# WRITTEN EXERCISE
Retype, word for word, the lines between the ones holding "Rebuild this chart" and "const outliersV = [1.9, 2.1, 2.3, 4.8, 5.1, 5.4, 5.6];", inclusive; pictures stay out of the copy.

# MATERIAL TO PROCESS
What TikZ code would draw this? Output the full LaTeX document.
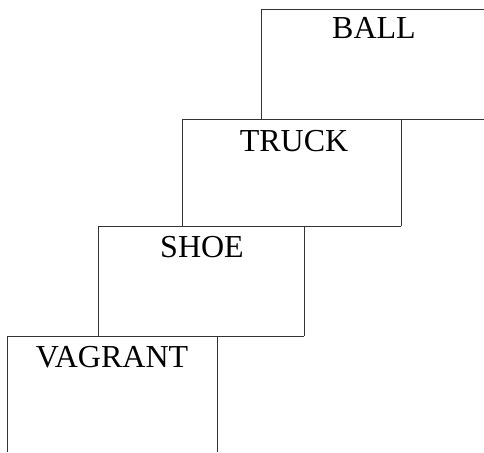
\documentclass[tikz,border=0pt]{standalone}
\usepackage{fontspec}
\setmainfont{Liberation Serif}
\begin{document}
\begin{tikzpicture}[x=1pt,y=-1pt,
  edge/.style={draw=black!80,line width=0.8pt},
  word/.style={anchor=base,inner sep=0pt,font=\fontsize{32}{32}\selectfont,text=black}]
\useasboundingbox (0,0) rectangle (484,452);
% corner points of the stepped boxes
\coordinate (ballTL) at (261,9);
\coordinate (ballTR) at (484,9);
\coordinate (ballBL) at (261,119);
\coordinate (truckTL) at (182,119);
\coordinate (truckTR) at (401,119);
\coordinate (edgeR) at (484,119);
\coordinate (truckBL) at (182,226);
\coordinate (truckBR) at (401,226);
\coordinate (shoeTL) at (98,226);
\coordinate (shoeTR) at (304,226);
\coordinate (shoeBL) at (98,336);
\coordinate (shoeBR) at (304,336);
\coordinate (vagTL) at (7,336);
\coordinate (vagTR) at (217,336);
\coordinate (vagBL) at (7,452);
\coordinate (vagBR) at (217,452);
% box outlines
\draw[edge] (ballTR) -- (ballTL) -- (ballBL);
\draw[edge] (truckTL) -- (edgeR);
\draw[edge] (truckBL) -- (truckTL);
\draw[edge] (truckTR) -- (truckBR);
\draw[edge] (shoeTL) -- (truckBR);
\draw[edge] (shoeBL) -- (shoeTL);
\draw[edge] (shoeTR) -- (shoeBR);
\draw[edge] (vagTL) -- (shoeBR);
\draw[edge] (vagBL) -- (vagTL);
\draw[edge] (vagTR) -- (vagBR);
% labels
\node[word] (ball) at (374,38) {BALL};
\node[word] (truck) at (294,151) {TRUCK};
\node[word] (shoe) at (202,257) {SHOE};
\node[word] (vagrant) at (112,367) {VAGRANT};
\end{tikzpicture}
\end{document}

--

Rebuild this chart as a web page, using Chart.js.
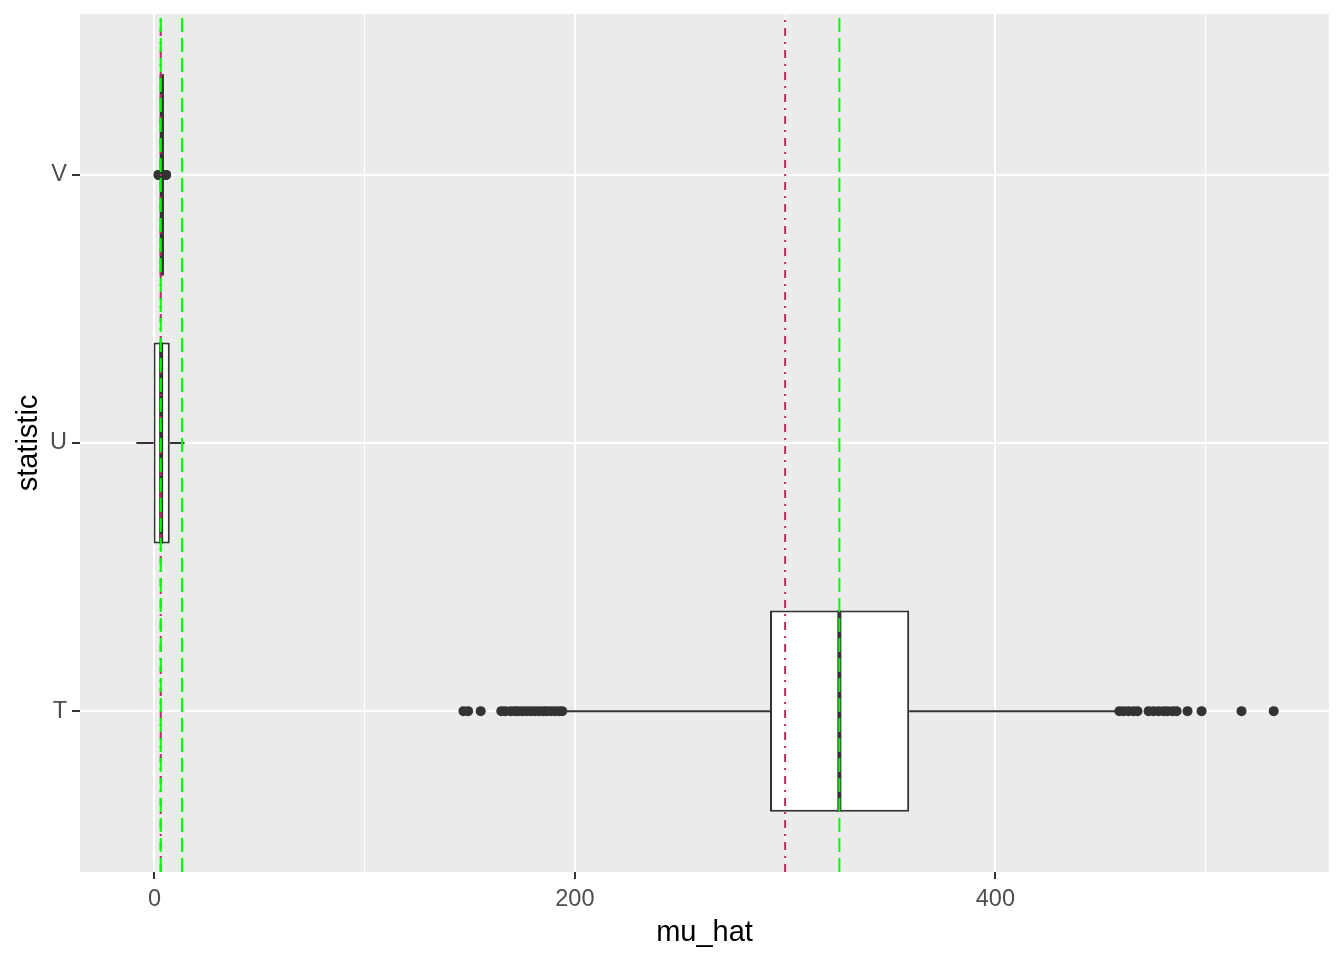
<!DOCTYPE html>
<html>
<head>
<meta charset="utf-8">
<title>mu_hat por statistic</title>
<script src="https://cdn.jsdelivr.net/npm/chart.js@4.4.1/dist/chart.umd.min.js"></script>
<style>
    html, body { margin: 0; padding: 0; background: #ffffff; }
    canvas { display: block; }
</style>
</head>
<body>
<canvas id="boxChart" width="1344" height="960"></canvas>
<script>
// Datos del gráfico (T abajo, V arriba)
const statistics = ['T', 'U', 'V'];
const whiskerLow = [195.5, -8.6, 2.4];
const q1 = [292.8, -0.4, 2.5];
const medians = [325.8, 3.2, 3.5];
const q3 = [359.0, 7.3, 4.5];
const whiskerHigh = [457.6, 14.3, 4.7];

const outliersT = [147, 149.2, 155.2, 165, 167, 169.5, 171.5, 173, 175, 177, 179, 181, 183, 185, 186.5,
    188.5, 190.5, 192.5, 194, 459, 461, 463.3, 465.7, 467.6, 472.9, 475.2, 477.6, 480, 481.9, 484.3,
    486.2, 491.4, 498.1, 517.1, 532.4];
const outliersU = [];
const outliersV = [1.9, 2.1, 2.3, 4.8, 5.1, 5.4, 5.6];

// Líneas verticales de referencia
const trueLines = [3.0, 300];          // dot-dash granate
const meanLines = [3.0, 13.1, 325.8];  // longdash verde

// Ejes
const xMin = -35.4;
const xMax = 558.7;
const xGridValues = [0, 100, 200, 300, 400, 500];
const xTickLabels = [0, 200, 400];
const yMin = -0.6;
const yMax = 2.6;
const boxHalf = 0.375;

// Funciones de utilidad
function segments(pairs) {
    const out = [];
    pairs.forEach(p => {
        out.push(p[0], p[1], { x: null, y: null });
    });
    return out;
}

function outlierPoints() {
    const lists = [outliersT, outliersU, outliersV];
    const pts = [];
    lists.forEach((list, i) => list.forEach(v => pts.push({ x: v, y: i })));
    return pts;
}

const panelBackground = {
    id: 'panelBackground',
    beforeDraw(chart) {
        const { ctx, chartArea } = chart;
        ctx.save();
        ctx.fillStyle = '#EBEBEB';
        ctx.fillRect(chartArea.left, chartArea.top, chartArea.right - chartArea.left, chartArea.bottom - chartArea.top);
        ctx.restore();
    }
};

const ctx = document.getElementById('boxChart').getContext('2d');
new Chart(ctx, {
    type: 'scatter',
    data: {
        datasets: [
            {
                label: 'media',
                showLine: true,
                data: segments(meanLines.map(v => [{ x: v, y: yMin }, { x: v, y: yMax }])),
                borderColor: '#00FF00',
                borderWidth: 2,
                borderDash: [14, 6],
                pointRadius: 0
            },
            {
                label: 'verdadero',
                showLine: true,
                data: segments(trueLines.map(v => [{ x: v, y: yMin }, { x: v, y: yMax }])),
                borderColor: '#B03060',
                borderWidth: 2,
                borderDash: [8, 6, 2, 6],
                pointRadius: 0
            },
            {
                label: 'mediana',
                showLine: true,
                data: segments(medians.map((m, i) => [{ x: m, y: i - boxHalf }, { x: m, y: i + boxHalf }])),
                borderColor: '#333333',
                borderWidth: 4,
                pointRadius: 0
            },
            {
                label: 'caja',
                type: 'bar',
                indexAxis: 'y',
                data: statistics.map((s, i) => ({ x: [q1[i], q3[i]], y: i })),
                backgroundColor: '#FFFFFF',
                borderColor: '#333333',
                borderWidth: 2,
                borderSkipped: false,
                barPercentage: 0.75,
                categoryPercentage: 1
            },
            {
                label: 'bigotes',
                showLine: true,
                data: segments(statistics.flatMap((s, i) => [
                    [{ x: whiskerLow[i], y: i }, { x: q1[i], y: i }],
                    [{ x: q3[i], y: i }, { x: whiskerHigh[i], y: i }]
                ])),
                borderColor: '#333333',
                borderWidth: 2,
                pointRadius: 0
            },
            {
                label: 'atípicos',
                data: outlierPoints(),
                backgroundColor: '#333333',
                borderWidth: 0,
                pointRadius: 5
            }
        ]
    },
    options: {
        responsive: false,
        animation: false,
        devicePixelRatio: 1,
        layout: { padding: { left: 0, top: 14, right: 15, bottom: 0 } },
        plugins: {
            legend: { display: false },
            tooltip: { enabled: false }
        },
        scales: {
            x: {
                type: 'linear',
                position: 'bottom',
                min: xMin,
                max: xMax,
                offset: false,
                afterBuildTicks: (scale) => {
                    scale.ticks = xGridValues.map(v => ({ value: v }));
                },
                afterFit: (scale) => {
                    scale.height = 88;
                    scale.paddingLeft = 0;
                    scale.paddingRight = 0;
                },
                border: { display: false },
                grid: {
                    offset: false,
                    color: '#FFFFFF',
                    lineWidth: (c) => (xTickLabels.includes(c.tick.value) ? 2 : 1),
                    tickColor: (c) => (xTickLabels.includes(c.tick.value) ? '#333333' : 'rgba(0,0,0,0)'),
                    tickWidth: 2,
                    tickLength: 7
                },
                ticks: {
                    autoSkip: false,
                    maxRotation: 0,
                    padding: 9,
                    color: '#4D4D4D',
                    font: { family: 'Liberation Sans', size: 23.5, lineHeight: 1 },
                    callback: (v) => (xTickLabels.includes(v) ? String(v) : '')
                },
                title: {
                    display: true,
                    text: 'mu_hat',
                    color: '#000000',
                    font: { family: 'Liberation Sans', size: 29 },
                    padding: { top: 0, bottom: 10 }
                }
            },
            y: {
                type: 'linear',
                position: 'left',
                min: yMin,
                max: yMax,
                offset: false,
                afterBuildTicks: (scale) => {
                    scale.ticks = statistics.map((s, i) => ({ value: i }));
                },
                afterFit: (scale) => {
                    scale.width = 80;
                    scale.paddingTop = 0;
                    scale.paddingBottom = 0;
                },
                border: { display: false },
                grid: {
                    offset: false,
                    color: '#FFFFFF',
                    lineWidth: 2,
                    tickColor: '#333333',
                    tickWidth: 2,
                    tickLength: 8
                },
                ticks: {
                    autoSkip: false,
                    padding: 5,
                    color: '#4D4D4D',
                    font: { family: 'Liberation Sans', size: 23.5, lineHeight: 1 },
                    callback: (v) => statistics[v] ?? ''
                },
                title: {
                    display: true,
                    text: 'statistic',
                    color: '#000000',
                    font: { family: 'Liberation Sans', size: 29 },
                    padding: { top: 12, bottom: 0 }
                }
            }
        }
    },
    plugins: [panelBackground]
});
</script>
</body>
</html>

# RESPONSE BELOW
Rebuild this chart as a web page, using Chart.js.
<!DOCTYPE html>
<html>
<head>
<meta charset="utf-8">
<title>mu_hat por statistic</title>
<script src="https://cdn.jsdelivr.net/npm/chart.js@4.4.1/dist/chart.umd.min.js"></script>
<style>
    html, body { margin: 0; padding: 0; background: #ffffff; }
    canvas { display: block; }
</style>
</head>
<body>
<canvas id="boxChart" width="1344" height="960"></canvas>
<script>
// Datos del gráfico (T abajo, V arriba)
const statistics = ['T', 'U', 'V'];
const whiskerLow = [195.5, -8.6, 2.4];
const q1 = [292.8, -0.4, 2.5];
const medians = [325.8, 3.2, 3.5];
const q3 = [359.0, 7.3, 4.5];
const whiskerHigh = [457.6, 14.3, 4.7];

const outliersT = [147, 149.2, 155.2, 165, 167, 169.5, 171.5, 173, 175, 177, 179, 181, 183, 185, 186.5,
    188.5, 190.5, 192.5, 194, 459, 461, 463.3, 465.7, 467.6, 472.9, 475.2, 477.6, 480, 481.9, 484.3,
    486.2, 491.4, 498.1, 517.1, 532.4];
const outliersU = [];
const outliersV = [1.9, 2.1, 2.3, 4.8, 5.1, 5.4, 5.6];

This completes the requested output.